Décors par Jean-Christophe Hembert, Seymour Laval
Lumières par Jean-Christophe Hembert, Seymour Laval
Vidéos par Gaël Béron, Stéphane Lallet, Pierre Magnol
Musiques par Alexandre Astier
Création sonore par François Vatin
Costumes par Anne-Gaëlle Daval

Régie générale par Thierry “Karacas” Cabecas
Régie plateau par Yannick Bourdelle
Régie lumière par Seymour Laval
Régie vidéo par César Andréi
Régie son par François Vatin

Théâtre du Léman, Genève, Suisse
Produit par Regular (producteur), Rain Dog Productions (producteur, tourneur), Opus One (organisateur)
Représentation du vendredi 16 janvier 2015 à 20h30
Placé en troisième catégorie (rang X, place 15)
Payé 49.00 CHF

10_2_astierLe génie Alexandre Astier dans ses oeuvres
[photo de Loll Willems, via Rain Dog Productions]

Ah, Alexandre Astier… Il y a des gens comme ça qui sont énervants parce-qu’ils excellent dans plus ou moins tout ce qu’ils touchent et il en fait clairement partie. Pour tout vous dire, à l’époque où les profils Facebook ressemblaient encore à quelque-chose, je l’avais mis entre Steve Jobs et Adam Savage dans la catégorie “personnes qui vous inspirent”.

Kaamelott, bien sûr (même que ça doit un peu l’énerver à la longue que, dans chaque article qui lui est consacré, le journaliste commence par parler de Kaamelott avant de parler d’Alexandre Astier), mais aussi des films, dont le dernier excellent Astérix, pour lequel il portait la casquette de réalisateur. Et le théâtre. Ca se sait moins que pour ses autres travaux, mais je vous le dis ; quand l’interprète du Roi Arthur monte sur les planches dans un seul en scène, c’est pour un résultat exceptionnel.

En septembre 2013, je l’ai vu dans “Que ma joie demeure !”, spectacle où il incarne Johann Sebastian Bach et dont il est l’auteur – quand Alexandre Astier a un projet, il fait tout lui même, ou presque (la mise en scène est de Jean-Christophe Hembert, plus connu sous les traits de Karadoc pour ceux qui ne jurent que par Kaamelott), et c’est une des raisons pour lesquels je l’admire autant. C’était drôle, c’était du vrai théâtre avec une histoire derrière, c’était merveilleusement bien joué, il y avait une mise en scène moderne et intelligente comme très rarement dans les spectacles d’humour, bref, c’est devenu un de mes gros coups de coeur en matière de spectacle humoristique.

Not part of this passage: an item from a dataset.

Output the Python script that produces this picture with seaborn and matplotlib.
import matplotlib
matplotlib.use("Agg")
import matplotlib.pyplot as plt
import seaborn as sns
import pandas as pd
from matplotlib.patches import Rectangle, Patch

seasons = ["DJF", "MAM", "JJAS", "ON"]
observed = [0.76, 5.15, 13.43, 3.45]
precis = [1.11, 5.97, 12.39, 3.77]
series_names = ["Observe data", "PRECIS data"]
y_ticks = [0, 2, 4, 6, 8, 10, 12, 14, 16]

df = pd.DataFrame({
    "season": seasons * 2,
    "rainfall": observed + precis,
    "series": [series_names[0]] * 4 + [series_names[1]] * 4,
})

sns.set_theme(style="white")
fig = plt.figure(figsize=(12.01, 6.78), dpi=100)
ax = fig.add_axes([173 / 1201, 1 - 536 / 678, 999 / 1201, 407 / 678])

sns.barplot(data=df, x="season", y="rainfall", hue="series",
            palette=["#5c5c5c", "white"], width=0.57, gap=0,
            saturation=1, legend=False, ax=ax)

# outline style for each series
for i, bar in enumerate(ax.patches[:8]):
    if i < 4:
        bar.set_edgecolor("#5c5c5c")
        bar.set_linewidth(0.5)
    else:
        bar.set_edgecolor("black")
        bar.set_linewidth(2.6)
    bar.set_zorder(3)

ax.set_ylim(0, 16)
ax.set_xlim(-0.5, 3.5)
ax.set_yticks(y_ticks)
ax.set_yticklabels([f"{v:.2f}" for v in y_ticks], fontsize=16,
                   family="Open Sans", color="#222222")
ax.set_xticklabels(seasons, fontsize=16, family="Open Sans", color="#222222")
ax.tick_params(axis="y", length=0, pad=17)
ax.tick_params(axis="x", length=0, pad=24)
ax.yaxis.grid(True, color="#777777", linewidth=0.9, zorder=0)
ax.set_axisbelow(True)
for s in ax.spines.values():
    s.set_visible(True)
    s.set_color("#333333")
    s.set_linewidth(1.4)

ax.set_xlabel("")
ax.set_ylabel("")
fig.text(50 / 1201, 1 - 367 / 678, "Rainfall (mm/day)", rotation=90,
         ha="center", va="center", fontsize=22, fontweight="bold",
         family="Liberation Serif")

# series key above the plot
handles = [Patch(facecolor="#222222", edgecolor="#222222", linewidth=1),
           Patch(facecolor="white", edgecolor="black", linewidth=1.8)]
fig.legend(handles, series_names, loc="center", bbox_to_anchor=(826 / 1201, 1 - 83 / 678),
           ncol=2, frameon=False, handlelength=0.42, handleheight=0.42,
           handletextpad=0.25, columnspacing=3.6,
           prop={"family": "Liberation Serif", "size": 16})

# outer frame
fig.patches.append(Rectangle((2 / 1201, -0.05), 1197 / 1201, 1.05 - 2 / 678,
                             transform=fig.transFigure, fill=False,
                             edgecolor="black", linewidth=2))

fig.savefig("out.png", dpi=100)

Mais il y a mieux : l’Exoconférence.

Quand j’ai entendu parler du nouveau projet signé Astier accompagné des mots “théâtre”, “science” et “espace”, je suis vite devenu très impatient. Si j’avais trouvé parfaite en tous points de vue une pièce sur Bach qui, soyons honnêtes, n’est pas franchement mon sujet de prédilection (j’avoue, j’ai Bach-lé mon éducation musicale rayon musique classique), une conférence ayant pour but de “régler la question de la vie extraterrestre”, qu’est-ce que ça allait être !

10_3_astierAlexandre Astier passe de la peau de Bach à celle d’un conférencier dernière génération
[photo de Loll Willems, via Rain Dog Productions]

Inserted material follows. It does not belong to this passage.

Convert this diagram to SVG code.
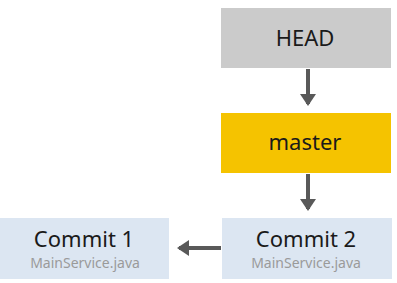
<svg xmlns="http://www.w3.org/2000/svg" width="397" height="283" viewBox="0 0 397 283">
<style>
.t{font-family:"Noto Sans","Open Sans",sans-serif;fill:#1a1a1a;text-anchor:middle;font-size:22px}
.s{font-family:"Noto Sans","Open Sans",sans-serif;fill:#9a9a9a;text-anchor:middle;font-size:14px}
.c{stroke:#595959;stroke-width:4;fill:none}
</style>
<defs>
<marker id="a" markerWidth="4" markerHeight="4" refX="2.5" refY="2" orient="auto" markerUnits="strokeWidth">
<path d="M0,0 L3,2 L0,4 Z" fill="#595959"/>
</marker>
</defs>
<rect width="397" height="283" fill="#ffffff"/>
<g id="head"><rect x="221" y="8" width="170" height="60" fill="#cbcbcb"/><text class="t" x="305" y="46">HEAD</text></g>
<g id="master"><rect x="221" y="113" width="170" height="60" fill="#f5c300"/><text class="t" x="305" y="150">master</text></g>
<g id="commit2"><rect x="222" y="218" width="170" height="61" fill="#dce6f2"/><text class="t" x="306" y="247" font-size="21">Commit 2</text><text class="s" x="306" y="268">MainService.java</text></g>
<g id="commit1"><rect x="0" y="218" width="169" height="61" fill="#dce6f2"/><text class="t" x="84" y="247" font-size="21">Commit 1</text><text class="s" x="85" y="268">MainService.java</text></g>
<g id="connectors">
<line class="c" x1="308" y1="69" x2="308" y2="104" marker-end="url(#a)"/>
<line class="c" x1="308" y1="174" x2="308" y2="209" marker-end="url(#a)"/>
<line class="c" x1="221" y1="248" x2="179" y2="248" marker-end="url(#a)"/>
</g>
</svg>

La représentation à Genève tombe entre mes deux semaines d’examens, ce qui n’est pas super pratique, c’est vrai. Plus surprenant encore, mon examen de physique avait lieu le matin même. En gros, sur cette journée spéciale physique, j’ai passé quatre heures à suer sur ma copie le matin et deux heures à rire sur la relativité et la vitesse de la lumière le soir – dit comme ça, ça fait un peu geek.

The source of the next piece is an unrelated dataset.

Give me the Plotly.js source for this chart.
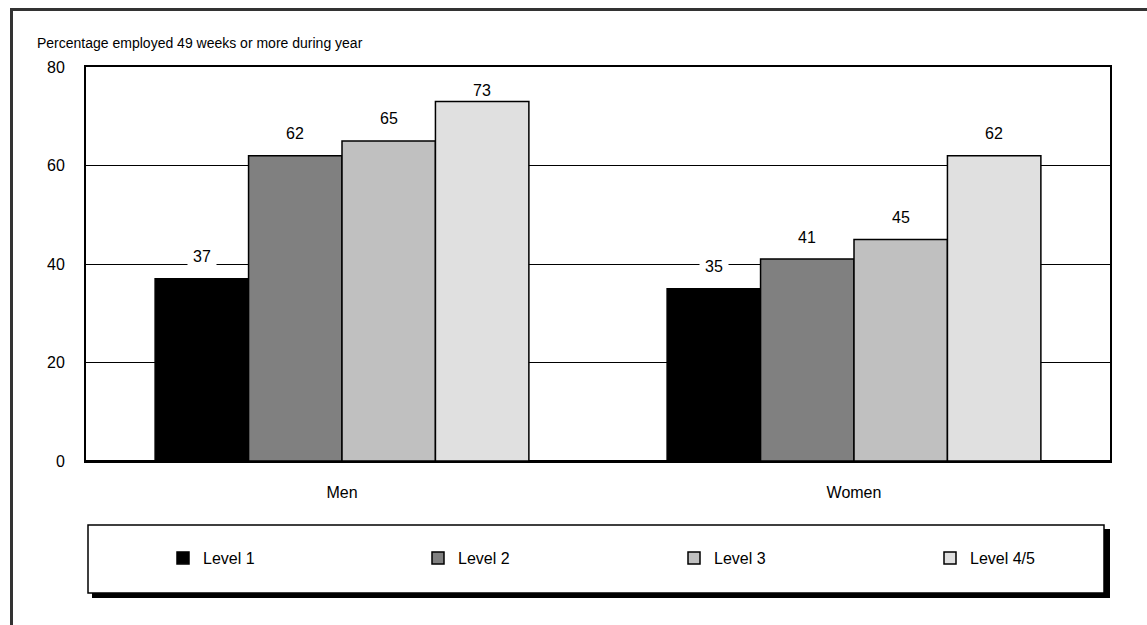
<!DOCTYPE html>
<html><head><meta charset="utf-8">
<script src="https://cdn.plot.ly/plotly-3.0.1.min.js"></script>
<style>html,body{margin:0;padding:0;background:#fff;}#chart{width:1147px;height:625px;}</style>
</head><body><div id="chart"></div>
<script>
const categories = ["Men", "Women"];
const seriesNames = ["Level 1", "Level 2", "Level 3", "Level 4/5"];
const level1 = [37, 35];
const level2 = [62, 41];
const level3 = [65, 45];
const level45 = [73, 62];
const yTicks = [0, 20, 40, 60, 80];
const titleText = "Percentage employed 49 weeks or more during year";

const seriesValues = [level1, level2, level3, level45];
const colors = ["#000000", "#808080", "#c0c0c0", "#e0e0e0"];
const FONT = "'Liberation Sans Narrow', 'Arial Narrow', 'Liberation Sans', Arial, sans-serif";

const W = 1147, H = 625;
const L = 86, R = 37, T = 67, B = 164;
const pw = W - L - R, ph = H - T - B;
const px = v => (v - L) / pw;
const py = v => (H - B - v) / ph;
const unitPx = ph / 80;

const bargap = 0.27;
const legendIds = ["legend", "legend2", "legend3", "legend4"];
const legendLeft = [163, 418, 674, 930];

const traces = seriesValues.map((vals, i) => ({
  type: "bar", name: seriesNames[i], x: categories, y: vals,
  marker: {color: colors[i], line: {color: "#000", width: 1.5}},
  legend: legendIds[i], hoverinfo: "skip"
}));

const barW = (1 - bargap) / seriesValues.length;
const labelOffset = 22 / unitPx;          // label centre sits ~22px above bar top
const labelMax = 80 - 23 / unitPx;        // but never closer than 23px to the frame top
const halfBox = 14 / unitPx;
const annotations = [];
seriesValues.forEach((vals, i) => {
  vals.forEach((v, c) => {
    const yc = Math.min(v + labelOffset, labelMax);
    const crossesGrid = yTicks.some(t => t > 0 && t < 80 && Math.abs(t - yc) < halfBox);
    annotations.push({
      x: c + (i - (seriesValues.length - 1) / 2) * barW, y: yc,
      xref: "x", yref: "y",
      text: String(v), showarrow: false, yanchor: "middle",
      bgcolor: crossesGrid ? "#fff" : "rgba(0,0,0,0)", borderpad: 5,
      font: {family: FONT, size: 16, color: "#000"}
    });
  });
});

const shapes = [
  {type: "line", xref: "paper", yref: "paper", x0: px(11.5), x1: px(11.5), y0: py(640), y1: py(9), line: {color: "#333", width: 3}},
  {type: "line", xref: "paper", yref: "paper", x0: px(10), x1: px(1160), y0: py(9.5), y1: py(9.5), line: {color: "#333", width: 3}},
  {type: "rect", xref: "paper", yref: "paper", x0: px(92), x1: px(1110), y0: py(529), y1: py(598), fillcolor: "#000", line: {width: 0}},
  {type: "rect", xref: "paper", yref: "paper", x0: px(88), x1: px(1104), y0: py(525), y1: py(593), fillcolor: "#fff", line: {color: "#000", width: 1.5}}
];

const layout = {
  width: W, height: H,
  margin: {l: L, r: R, t: T, b: B, pad: 0},
  paper_bgcolor: "#fff", plot_bgcolor: "#fff",
  font: {family: FONT, size: 16, color: "#000"},
  title: {text: titleText, x: 37 / W, xanchor: "left", xref: "container", y: 1 - 43 / H, yanchor: "middle", yref: "container",
          font: {family: FONT, size: 14, color: "#000"}},
  barmode: "group", bargap: bargap, bargroupgap: 0,
  xaxis: {type: "category", showgrid: false, showline: true, linecolor: "#000", linewidth: 2, mirror: true,
          ticks: "", ticklabelstandoff: 16, tickfont: {family: FONT, size: 16, color: "#000"}, fixedrange: true},
  yaxis: {range: [0, 80], tickvals: yTicks, ticktext: yTicks.map(String), showgrid: true, gridcolor: "#000", gridwidth: 1,
          showline: true, linecolor: "#000", linewidth: 2, mirror: true, zeroline: true, zerolinecolor: "#000", zerolinewidth: 3,
          ticks: "", ticklabelstandoff: 16, tickfont: {family: FONT, size: 16, color: "#000"}, fixedrange: true},
  showlegend: true,
  annotations: annotations,
  shapes: shapes
};
legendIds.forEach((id, i) => {
  layout[id] = {orientation: "h", x: px(legendLeft[i]), xanchor: "left", y: py(558), yanchor: "middle",
                bgcolor: "rgba(0,0,0,0)", borderwidth: 0, font: {family: FONT, size: 16, color: "#000"}};
});

Plotly.newPlot("chart", traces, layout, {staticPlot: true, displayModeBar: false});
</script>
</body></html>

Mon introduction commence à durer trois plombes, celle qui permet à Alexandre Astier de débuter son spectacle est bien plus classe : un écran géant nous montre les fameuses images de synthèse représentant l’espace que tout le monde a déjà vues dans une bonne dizaine de documentaires au moins. Commentaires de notre conférencier de la soirée en voix off (“et paf, une galaxie”, “boum, le big bang”), puis celui-ci entre en scène sous un tonnerre d’applaudissement et commence très fort (je retranscris la phrase de mémoire) : “ces images sont complètement fausses, mais il faut qu’elles soient spectaculaires pour pouvoir les passer sur une chaîne télé juste après une émission avec un mec qui part survivre dans la jungle en buvant sa pisse”. J’A-D-O-R-E !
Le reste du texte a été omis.